The EDM4S or EDM4S SkyWiper (Electronic Drone Mitigation 4 - System), is a portable electronic warfare anti-drone device made by the Lithuanian company NT Service. It is designed to disrupt small and medium sized UAVs by jamming the UAV's communication and satellite navigation systems with an electromagnetic pulse.

History  
The device was first shown by the company NT Service (from Kaunas, Lithuania) in the 2019 Security and Counter Terror Exhibition in London.

Capabilities 
The device can be carried by one person. The operator points the device at the UAV and activates it to disrupt the UAV's communications out to a range of , as well as its satellite navigation capabilities. Depending on the UAV's level of autonomy, it may then fall out of the sky, make a controlled landing, return to an earlier waypoint, or continue operating normally.

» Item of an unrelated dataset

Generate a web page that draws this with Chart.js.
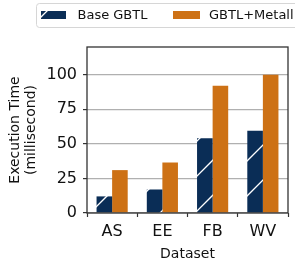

The device can have 4 or 6 antennas. By default there are two antennas for the 2.4 GHz and 5.8 GHz frequency bands, with a power of 10 W each, one antenna for the GPS 1.5 GHz band with a power of 10 W, and one antenna for the GLONASS 1.5 GHz band with a power of 10 W.

Device 
The device is made of aluminium, and is shaped like a rifle – including a trigger to activate the device and optics for sighting. It weighs 5.5kg and measures 1050 × 220 × 360 mm with the stock extended (830 × 220 × 360 mm without the stock extended). It is powered by a 24 V battery, which can last for up to 35 minutes.

Usage 
The EDM4S-UA version of the device – at a unit cost of $15,000 – was first used by the Ukrainian Armed Forces against Russian separatist drones in Donbas in 2021 as part of the Russo-Ukrainian War. It has since seen further use in the Russian invasion of Ukraine, shooting down Russian drones such as the Eleron. In June 2022, Lithuania donated 110 units to Ukraine at a cost of €1.5 million ($1.56 million).